■ PROBLEM
Write out every line exactly, from the start of the records below to the line with "at (360, 434);", and stop there. Don't write out the pictures.

■ ■ ■ ■ ■

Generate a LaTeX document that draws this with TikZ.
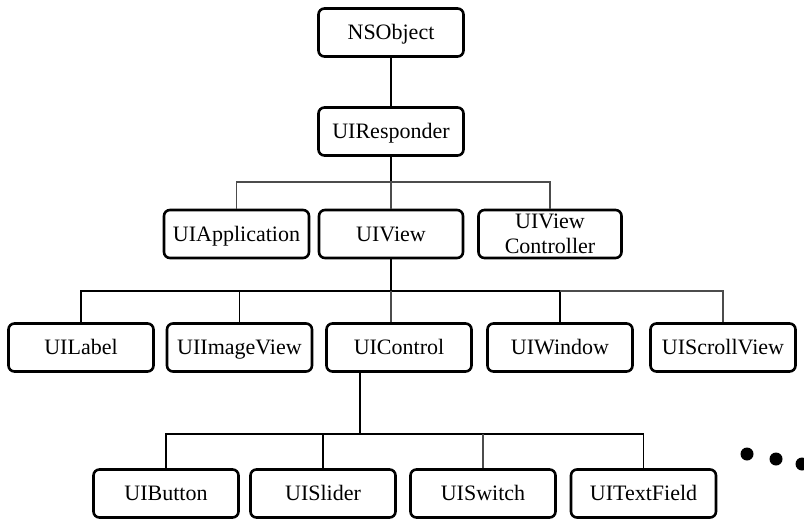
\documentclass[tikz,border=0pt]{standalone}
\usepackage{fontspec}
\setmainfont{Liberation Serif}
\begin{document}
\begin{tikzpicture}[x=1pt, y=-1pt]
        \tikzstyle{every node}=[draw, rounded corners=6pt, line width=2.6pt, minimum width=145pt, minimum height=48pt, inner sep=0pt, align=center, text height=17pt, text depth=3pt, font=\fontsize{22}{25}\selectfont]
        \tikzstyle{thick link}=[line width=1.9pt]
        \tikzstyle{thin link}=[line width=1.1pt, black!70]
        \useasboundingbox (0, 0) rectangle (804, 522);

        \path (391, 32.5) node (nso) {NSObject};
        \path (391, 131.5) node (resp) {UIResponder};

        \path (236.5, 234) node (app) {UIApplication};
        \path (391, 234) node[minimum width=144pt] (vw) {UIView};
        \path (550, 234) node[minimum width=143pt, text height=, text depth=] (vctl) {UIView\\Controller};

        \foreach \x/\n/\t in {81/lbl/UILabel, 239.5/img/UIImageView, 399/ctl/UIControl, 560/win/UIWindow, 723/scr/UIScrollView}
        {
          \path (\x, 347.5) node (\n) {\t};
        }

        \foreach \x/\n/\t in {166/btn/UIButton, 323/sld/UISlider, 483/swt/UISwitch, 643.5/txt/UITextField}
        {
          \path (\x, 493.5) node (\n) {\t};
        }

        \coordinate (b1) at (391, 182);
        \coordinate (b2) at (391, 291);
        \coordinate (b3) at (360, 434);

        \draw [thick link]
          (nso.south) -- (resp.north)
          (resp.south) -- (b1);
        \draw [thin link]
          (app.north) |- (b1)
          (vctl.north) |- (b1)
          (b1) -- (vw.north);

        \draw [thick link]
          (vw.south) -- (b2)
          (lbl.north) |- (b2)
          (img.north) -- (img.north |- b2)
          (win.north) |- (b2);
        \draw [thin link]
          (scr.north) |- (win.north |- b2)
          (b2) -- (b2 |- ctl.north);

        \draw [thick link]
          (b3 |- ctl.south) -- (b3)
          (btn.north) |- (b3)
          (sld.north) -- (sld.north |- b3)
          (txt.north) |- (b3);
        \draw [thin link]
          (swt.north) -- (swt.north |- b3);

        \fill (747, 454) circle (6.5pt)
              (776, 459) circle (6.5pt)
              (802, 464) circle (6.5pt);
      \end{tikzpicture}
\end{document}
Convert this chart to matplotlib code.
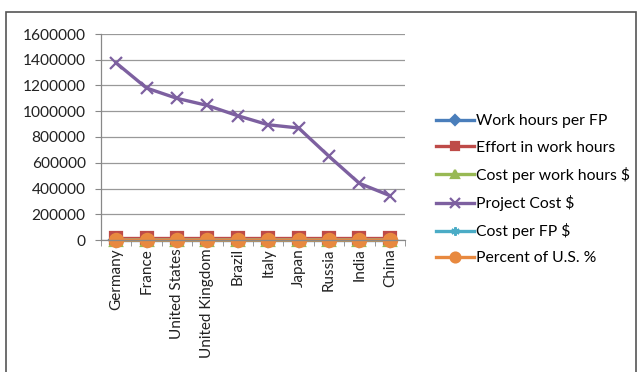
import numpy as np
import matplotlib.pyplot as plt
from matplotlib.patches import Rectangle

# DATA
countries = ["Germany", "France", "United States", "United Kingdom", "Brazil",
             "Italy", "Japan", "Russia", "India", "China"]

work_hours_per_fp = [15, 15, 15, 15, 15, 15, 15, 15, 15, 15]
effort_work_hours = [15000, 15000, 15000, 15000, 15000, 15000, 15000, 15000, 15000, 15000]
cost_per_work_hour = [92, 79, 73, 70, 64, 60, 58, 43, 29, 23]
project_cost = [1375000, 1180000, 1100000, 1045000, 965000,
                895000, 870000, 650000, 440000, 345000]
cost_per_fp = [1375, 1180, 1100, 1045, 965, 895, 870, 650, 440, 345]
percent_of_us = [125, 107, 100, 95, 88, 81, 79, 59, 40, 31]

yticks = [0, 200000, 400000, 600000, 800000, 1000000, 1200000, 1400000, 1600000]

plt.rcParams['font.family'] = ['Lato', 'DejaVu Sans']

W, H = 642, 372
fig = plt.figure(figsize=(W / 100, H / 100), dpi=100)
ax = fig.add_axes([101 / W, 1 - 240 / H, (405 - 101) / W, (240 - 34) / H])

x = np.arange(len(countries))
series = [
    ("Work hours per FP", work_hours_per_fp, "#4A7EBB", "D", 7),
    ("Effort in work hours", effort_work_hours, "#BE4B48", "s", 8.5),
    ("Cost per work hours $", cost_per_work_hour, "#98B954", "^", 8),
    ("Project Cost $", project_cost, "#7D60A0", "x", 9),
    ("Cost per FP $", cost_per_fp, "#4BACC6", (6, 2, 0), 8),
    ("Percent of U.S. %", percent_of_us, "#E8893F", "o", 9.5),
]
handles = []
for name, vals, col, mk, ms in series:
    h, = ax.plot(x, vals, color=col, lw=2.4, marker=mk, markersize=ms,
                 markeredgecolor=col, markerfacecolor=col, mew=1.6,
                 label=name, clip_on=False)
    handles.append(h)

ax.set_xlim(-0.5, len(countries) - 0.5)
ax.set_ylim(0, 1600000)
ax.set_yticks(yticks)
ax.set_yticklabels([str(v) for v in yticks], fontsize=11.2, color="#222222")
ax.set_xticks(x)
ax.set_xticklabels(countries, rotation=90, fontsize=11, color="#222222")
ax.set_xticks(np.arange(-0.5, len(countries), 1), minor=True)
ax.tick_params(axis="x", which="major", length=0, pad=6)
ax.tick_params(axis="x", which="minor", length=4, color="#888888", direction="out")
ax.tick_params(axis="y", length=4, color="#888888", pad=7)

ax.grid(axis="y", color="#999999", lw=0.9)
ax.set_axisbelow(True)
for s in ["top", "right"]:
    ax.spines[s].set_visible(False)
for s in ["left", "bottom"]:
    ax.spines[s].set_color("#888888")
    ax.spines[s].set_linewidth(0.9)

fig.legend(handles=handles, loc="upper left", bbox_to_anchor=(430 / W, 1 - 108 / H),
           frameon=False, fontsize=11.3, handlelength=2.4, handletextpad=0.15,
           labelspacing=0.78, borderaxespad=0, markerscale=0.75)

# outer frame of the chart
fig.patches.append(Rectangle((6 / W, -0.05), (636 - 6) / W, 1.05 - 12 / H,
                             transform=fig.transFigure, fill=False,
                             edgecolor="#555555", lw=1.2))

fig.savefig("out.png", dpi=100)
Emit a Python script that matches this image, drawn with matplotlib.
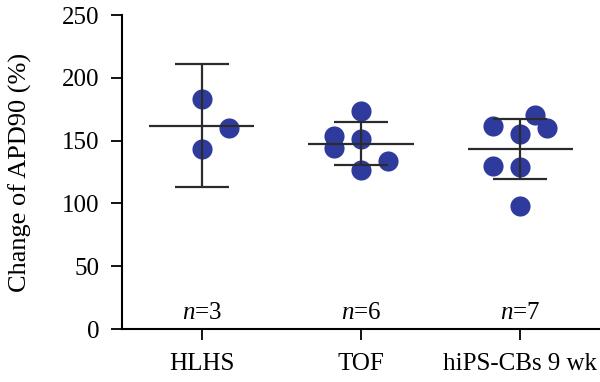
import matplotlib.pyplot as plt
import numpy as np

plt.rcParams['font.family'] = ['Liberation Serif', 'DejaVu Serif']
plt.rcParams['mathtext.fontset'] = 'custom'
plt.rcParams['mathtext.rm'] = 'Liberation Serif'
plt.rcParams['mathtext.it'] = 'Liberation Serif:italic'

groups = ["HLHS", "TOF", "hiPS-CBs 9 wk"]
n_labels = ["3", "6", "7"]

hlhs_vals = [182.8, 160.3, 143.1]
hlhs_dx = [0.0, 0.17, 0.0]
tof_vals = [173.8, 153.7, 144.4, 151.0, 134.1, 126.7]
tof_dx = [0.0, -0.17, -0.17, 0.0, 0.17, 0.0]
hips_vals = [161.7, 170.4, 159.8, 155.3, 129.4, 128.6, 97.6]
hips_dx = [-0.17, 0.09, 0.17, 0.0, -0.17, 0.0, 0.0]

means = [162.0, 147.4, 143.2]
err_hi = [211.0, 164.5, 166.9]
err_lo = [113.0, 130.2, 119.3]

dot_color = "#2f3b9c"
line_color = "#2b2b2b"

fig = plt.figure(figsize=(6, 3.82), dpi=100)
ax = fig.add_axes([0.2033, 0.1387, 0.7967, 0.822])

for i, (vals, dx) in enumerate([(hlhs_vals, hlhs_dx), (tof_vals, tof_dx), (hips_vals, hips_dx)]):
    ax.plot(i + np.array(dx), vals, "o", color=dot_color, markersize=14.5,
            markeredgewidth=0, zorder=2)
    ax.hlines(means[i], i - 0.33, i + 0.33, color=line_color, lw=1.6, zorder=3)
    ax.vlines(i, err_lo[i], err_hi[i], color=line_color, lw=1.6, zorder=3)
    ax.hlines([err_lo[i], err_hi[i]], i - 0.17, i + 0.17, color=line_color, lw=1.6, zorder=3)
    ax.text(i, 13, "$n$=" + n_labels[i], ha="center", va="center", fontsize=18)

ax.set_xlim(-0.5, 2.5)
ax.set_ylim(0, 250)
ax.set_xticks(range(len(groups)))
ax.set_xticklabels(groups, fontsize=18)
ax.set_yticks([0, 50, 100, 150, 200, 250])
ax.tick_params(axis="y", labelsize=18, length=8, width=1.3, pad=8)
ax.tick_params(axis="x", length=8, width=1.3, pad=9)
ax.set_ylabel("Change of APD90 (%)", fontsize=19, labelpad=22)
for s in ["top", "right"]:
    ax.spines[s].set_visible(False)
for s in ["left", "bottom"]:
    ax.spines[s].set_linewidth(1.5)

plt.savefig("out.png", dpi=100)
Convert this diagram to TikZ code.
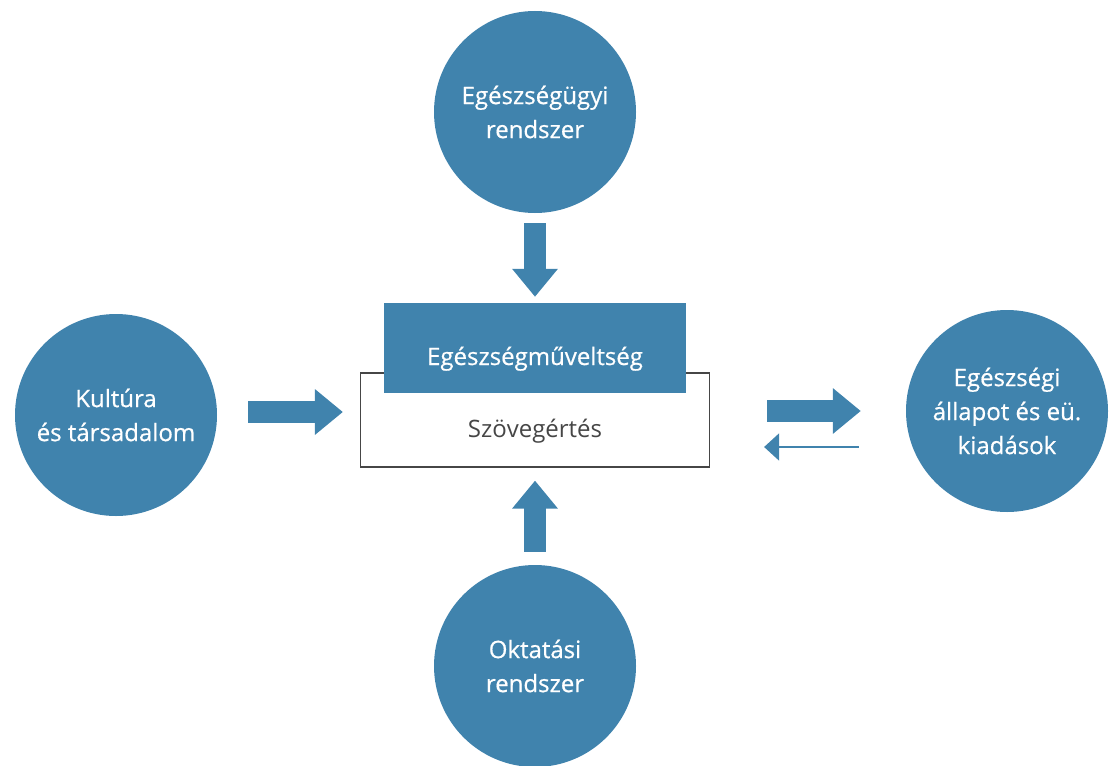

■ ■ ■ ■ ■

■ EXPECTED OUTPUT
Generate a LaTeX document that draws this with TikZ.
\documentclass[tikz,border=0pt]{standalone}
\usepackage{fontspec}
\setmainfont{Liberation Serif}
\begin{document}
\begin{tikzpicture}[x=1pt, y=-1pt]
        \tikzstyle{every node}=[draw, rounded corners=6pt, line width=2.6pt, minimum width=145pt, minimum height=48pt, inner sep=0pt, align=center, text height=17pt, text depth=3pt, font=\fontsize{22}{25}\selectfont]
        \tikzstyle{thick link}=[line width=1.9pt]
        \tikzstyle{thin link}=[line width=1.1pt, black!70]
        \useasboundingbox (0, 0) rectangle (804, 522);

        \path (391, 32.5) node (nso) {NSObject};
        \path (391, 131.5) node (resp) {UIResponder};

        \path (236.5, 234) node (app) {UIApplication};
        \path (391, 234) node[minimum width=144pt] (vw) {UIView};
        \path (550, 234) node[minimum width=143pt, text height=, text depth=] (vctl) {UIView\\Controller};

        \foreach \x/\n/\t in {81/lbl/UILabel, 239.5/img/UIImageView, 399/ctl/UIControl, 560/win/UIWindow, 723/scr/UIScrollView}
        {
          \path (\x, 347.5) node (\n) {\t};
        }

        \foreach \x/\n/\t in {166/btn/UIButton, 323/sld/UISlider, 483/swt/UISwitch, 643.5/txt/UITextField}
        {
          \path (\x, 493.5) node (\n) {\t};
        }

        \coordinate (b1) at (391, 182);
        \coordinate (b2) at (391, 291);
        \coordinate (b3) at (360, 434);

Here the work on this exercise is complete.